● **Work to be completed**: Among the lines of the listing below, retype exactly those from the one containing "Reproduce this chart" through the one containing "import * as d3 from 'd3';", both included. Do not include pictures.

● **Exercise inputs**:

- - -

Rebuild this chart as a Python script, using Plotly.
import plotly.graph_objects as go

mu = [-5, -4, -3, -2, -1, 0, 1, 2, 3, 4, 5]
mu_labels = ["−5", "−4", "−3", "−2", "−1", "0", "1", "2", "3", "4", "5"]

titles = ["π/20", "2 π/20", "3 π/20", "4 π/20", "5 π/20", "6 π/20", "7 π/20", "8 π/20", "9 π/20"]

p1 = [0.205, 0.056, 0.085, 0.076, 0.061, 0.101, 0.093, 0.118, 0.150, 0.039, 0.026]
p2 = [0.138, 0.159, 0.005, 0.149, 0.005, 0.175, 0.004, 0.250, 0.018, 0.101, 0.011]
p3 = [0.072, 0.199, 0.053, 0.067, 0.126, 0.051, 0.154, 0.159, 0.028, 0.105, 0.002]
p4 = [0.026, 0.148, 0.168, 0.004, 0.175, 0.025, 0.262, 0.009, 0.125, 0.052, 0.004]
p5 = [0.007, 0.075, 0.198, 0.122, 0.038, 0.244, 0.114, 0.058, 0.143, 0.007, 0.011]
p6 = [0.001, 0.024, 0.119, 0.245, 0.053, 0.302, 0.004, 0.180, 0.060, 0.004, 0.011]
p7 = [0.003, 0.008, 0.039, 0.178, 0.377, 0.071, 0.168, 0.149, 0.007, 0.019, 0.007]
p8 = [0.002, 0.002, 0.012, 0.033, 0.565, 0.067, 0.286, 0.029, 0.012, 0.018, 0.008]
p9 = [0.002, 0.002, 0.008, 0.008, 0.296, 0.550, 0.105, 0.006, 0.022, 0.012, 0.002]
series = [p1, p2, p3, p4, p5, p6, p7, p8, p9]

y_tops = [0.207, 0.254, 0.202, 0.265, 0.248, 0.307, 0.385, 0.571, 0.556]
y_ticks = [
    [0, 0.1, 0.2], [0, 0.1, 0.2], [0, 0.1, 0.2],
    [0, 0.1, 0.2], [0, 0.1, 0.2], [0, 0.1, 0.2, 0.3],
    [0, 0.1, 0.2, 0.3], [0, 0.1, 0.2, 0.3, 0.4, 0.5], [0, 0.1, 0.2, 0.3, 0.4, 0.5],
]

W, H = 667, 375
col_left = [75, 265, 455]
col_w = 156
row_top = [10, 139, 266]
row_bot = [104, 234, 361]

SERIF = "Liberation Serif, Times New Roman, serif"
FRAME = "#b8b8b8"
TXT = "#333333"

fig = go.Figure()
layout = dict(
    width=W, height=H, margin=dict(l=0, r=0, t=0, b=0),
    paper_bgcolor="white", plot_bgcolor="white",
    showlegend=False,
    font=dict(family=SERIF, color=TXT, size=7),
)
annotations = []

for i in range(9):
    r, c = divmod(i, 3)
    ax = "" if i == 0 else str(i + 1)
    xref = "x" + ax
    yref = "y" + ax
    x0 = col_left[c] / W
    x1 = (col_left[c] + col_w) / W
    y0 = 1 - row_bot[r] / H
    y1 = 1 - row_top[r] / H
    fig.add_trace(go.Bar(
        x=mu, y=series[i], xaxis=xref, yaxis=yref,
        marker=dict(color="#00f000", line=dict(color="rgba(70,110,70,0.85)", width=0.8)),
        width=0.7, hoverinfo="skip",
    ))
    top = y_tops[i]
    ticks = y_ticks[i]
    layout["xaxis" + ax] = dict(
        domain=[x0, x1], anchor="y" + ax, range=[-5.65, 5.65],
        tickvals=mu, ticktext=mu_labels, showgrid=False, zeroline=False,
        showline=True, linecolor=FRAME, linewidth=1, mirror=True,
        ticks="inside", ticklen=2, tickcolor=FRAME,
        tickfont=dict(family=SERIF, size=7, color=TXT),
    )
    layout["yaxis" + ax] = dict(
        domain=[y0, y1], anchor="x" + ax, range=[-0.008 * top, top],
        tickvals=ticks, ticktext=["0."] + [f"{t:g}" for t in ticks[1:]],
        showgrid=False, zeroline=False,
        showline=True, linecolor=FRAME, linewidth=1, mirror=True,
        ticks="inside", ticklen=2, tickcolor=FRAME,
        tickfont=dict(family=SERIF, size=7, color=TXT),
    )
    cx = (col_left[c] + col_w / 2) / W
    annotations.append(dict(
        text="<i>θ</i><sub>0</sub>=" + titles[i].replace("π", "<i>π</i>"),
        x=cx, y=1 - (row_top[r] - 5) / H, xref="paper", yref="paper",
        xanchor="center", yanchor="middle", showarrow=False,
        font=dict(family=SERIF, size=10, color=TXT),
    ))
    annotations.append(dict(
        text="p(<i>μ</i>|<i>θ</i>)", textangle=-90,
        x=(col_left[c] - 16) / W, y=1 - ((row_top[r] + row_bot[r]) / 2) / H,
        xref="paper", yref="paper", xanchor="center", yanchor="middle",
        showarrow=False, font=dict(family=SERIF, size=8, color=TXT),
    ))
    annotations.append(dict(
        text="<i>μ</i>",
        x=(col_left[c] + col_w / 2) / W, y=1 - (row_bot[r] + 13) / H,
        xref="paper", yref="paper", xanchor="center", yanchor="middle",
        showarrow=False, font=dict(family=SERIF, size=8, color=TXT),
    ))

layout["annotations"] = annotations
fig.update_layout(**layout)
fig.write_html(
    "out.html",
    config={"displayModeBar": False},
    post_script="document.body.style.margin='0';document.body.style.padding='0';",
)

- - -

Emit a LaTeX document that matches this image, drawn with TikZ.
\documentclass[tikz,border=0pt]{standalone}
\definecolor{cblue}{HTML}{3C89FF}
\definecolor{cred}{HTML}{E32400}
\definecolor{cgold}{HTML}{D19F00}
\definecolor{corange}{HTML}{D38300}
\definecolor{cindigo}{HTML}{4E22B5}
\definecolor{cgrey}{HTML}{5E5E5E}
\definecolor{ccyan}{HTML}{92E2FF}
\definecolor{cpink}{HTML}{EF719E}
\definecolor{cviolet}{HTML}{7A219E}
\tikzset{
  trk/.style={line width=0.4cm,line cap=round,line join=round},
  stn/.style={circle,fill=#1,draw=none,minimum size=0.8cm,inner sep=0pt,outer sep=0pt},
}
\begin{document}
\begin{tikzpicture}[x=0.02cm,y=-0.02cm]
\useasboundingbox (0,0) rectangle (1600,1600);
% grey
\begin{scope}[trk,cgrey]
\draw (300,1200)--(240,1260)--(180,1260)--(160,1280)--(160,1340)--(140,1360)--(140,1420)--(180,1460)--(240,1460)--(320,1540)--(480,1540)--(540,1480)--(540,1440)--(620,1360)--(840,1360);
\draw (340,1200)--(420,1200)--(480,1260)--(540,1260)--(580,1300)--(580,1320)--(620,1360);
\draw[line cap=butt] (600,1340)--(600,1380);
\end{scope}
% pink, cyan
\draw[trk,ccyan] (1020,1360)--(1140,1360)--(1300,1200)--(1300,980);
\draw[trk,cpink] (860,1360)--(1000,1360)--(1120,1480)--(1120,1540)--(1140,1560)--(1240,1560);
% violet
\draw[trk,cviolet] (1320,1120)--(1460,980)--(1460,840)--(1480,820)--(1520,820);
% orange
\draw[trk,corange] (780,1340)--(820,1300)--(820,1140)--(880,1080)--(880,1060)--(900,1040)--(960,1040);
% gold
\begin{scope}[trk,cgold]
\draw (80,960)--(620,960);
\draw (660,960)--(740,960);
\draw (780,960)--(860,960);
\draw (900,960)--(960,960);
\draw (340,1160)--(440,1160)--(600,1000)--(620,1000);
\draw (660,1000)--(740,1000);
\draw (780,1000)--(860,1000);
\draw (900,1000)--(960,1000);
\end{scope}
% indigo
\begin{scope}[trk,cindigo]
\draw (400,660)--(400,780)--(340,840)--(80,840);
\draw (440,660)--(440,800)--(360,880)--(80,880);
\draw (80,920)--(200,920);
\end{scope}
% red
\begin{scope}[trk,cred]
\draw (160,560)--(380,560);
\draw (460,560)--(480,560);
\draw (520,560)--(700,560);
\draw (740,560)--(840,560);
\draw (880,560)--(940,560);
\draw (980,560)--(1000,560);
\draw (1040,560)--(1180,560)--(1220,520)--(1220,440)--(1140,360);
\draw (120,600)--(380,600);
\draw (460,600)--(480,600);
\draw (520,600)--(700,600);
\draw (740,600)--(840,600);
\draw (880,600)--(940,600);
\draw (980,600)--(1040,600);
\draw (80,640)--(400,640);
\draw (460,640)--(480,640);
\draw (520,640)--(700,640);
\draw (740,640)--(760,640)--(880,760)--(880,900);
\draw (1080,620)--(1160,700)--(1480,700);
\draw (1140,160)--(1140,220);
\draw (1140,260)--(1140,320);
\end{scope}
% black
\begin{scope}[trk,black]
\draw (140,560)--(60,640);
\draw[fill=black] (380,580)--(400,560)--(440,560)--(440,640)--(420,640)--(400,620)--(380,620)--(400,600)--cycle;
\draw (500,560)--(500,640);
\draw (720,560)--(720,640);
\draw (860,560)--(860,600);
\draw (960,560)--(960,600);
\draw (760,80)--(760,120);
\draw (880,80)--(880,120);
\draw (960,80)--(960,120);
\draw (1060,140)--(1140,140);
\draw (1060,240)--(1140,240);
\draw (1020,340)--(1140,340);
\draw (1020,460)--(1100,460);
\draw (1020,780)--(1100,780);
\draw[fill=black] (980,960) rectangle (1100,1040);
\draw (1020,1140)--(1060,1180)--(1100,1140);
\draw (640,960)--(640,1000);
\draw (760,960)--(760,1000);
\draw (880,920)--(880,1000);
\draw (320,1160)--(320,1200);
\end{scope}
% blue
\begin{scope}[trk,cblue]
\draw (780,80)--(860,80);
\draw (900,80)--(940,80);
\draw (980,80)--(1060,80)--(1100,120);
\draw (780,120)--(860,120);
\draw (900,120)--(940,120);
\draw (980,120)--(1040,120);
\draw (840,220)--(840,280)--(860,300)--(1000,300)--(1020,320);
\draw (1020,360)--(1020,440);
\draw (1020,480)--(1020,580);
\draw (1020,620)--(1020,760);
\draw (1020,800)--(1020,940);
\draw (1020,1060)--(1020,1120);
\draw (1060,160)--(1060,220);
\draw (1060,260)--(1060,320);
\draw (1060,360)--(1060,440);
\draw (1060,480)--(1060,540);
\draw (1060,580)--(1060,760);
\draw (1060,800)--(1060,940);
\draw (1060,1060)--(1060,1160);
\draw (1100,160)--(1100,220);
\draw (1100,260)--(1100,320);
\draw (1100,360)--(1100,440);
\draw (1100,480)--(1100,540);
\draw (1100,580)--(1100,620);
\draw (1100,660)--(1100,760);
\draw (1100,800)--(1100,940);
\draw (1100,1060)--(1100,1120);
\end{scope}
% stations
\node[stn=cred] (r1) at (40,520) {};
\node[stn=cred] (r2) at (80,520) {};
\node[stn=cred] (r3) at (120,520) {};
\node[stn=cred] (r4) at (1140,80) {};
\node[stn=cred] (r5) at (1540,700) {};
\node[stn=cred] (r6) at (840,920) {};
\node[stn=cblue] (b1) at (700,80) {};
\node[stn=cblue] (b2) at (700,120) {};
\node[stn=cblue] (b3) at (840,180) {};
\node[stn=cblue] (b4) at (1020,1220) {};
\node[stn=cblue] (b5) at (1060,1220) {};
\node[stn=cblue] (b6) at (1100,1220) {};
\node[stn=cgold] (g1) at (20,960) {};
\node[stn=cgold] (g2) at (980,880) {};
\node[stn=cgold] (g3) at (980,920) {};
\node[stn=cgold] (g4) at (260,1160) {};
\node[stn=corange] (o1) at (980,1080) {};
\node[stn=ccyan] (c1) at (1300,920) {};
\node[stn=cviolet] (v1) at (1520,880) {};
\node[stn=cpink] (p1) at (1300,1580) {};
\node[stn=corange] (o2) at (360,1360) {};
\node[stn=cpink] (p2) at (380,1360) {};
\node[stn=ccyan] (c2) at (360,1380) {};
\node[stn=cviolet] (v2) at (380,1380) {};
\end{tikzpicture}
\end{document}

- - -

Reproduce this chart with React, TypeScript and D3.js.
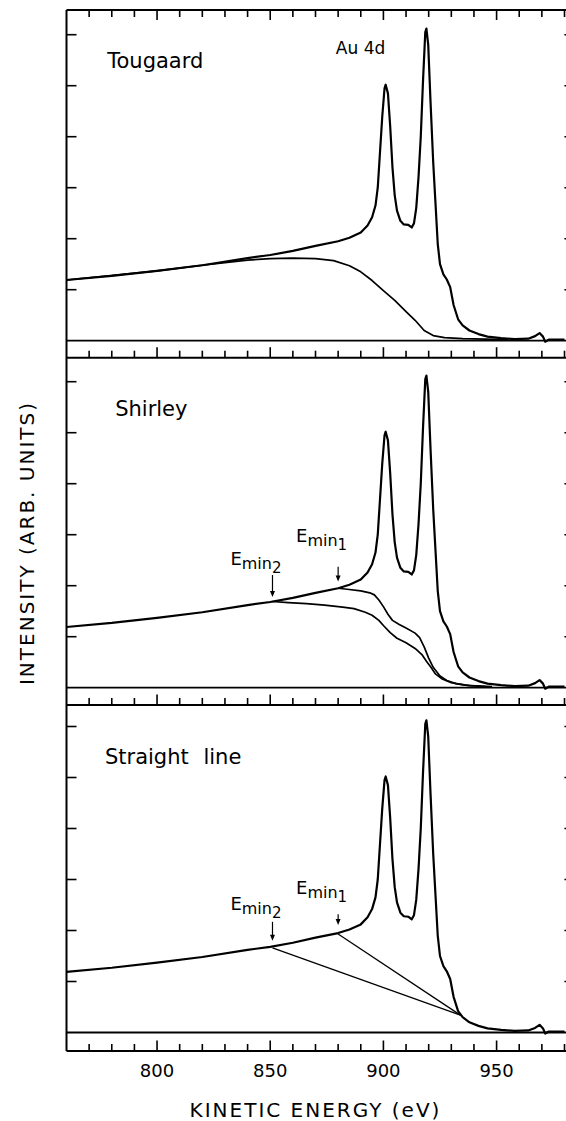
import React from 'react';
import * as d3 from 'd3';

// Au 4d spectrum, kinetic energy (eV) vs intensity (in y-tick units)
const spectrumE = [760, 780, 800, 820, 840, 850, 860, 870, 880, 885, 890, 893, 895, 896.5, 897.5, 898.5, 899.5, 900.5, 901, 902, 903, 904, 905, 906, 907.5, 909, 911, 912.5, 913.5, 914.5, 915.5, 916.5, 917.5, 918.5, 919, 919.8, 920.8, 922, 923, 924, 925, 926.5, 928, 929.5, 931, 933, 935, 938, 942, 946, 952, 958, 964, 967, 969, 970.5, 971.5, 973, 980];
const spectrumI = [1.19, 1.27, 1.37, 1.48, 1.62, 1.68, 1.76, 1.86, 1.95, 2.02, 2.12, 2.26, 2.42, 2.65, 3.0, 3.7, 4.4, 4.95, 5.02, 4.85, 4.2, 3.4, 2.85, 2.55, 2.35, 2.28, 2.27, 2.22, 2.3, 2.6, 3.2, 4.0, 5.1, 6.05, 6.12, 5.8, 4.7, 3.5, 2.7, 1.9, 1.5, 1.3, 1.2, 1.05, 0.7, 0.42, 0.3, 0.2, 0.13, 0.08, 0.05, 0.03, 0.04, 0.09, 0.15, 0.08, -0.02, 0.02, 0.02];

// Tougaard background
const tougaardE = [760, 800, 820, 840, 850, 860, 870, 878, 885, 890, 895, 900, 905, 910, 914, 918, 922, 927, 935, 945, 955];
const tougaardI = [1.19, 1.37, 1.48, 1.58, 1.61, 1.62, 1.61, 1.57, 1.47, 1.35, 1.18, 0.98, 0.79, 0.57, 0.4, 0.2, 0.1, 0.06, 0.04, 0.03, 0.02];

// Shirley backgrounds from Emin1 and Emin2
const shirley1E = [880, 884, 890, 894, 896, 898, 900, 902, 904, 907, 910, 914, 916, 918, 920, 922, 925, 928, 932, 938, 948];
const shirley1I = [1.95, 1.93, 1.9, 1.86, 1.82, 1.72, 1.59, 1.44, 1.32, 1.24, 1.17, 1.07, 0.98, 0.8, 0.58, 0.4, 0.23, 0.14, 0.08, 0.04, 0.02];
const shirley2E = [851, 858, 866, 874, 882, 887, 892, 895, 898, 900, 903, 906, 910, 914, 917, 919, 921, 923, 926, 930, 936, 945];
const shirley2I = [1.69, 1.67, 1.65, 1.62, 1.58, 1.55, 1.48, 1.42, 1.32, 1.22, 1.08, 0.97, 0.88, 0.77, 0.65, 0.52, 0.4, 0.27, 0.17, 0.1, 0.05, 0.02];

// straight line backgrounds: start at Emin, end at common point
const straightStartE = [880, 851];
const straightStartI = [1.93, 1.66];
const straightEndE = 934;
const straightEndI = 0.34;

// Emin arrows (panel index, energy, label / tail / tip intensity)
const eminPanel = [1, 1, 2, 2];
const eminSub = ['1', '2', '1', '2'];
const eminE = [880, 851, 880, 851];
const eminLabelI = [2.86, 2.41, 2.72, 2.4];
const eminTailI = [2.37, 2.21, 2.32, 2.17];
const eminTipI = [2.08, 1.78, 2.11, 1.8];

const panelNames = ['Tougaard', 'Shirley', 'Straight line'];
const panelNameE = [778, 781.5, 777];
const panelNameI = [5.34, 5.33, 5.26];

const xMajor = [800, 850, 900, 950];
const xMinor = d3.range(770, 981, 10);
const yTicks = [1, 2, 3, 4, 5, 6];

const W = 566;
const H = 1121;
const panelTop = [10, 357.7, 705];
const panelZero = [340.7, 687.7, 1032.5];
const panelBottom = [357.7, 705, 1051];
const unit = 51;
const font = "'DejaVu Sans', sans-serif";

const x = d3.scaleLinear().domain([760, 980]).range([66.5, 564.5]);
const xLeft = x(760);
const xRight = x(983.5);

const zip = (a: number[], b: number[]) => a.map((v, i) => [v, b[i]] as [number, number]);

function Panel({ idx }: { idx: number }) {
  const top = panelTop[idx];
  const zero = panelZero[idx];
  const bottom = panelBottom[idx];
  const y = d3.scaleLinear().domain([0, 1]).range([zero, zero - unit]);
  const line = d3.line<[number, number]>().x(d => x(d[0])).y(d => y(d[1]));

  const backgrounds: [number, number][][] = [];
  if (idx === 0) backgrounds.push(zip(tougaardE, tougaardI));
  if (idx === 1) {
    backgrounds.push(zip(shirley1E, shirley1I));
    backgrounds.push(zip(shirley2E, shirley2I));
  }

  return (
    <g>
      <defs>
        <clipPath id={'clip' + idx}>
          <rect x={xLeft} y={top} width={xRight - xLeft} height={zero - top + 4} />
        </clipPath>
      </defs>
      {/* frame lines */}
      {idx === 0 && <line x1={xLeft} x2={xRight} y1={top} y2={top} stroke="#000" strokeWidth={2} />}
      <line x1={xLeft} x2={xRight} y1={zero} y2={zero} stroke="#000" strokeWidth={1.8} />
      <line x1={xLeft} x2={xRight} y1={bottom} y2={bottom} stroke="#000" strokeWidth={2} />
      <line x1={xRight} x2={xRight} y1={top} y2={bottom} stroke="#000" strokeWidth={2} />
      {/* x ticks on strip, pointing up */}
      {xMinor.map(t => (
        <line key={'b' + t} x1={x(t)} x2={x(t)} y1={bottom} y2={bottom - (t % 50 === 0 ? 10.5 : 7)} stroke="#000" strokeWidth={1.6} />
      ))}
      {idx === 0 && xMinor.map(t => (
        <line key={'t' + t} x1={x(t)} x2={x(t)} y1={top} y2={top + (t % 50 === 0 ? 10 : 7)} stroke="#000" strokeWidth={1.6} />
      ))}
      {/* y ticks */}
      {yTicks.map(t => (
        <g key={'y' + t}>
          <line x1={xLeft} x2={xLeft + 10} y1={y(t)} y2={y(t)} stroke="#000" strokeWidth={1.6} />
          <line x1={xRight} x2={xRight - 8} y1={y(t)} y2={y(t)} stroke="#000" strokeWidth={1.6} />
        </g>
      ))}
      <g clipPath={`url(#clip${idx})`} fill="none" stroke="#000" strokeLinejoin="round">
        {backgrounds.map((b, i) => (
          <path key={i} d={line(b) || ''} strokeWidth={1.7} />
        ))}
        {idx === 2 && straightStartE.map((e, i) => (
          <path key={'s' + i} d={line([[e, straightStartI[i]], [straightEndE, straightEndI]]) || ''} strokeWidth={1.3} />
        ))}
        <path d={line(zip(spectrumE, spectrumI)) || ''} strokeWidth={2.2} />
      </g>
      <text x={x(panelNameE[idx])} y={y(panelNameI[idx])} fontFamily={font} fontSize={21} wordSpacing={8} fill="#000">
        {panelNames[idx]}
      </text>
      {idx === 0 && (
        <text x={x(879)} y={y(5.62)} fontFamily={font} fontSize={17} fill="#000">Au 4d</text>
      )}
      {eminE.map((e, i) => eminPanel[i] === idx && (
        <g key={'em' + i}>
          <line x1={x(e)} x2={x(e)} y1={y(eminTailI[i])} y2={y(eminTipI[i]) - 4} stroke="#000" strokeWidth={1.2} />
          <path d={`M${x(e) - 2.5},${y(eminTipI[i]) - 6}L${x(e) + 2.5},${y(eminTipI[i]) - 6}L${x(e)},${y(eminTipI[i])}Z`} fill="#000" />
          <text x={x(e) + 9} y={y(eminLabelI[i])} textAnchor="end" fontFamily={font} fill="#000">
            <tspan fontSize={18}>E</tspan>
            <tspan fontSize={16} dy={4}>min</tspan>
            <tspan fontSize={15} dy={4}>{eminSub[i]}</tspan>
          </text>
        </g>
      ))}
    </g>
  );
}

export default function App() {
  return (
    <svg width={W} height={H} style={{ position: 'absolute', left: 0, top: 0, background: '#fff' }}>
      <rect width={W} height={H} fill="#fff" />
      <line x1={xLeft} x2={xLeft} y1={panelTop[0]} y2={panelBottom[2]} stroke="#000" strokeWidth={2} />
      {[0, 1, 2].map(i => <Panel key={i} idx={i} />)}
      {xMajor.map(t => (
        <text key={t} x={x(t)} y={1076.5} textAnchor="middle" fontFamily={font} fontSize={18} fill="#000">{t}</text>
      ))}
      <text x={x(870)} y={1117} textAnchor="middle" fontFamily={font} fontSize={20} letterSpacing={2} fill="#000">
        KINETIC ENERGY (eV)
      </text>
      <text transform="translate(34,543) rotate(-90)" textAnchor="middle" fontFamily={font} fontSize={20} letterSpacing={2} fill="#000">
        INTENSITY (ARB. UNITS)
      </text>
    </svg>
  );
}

- - -

● **Output of the exercise**:
Reproduce this chart with React, TypeScript and D3.js.
import React from 'react';
import * as d3 from 'd3';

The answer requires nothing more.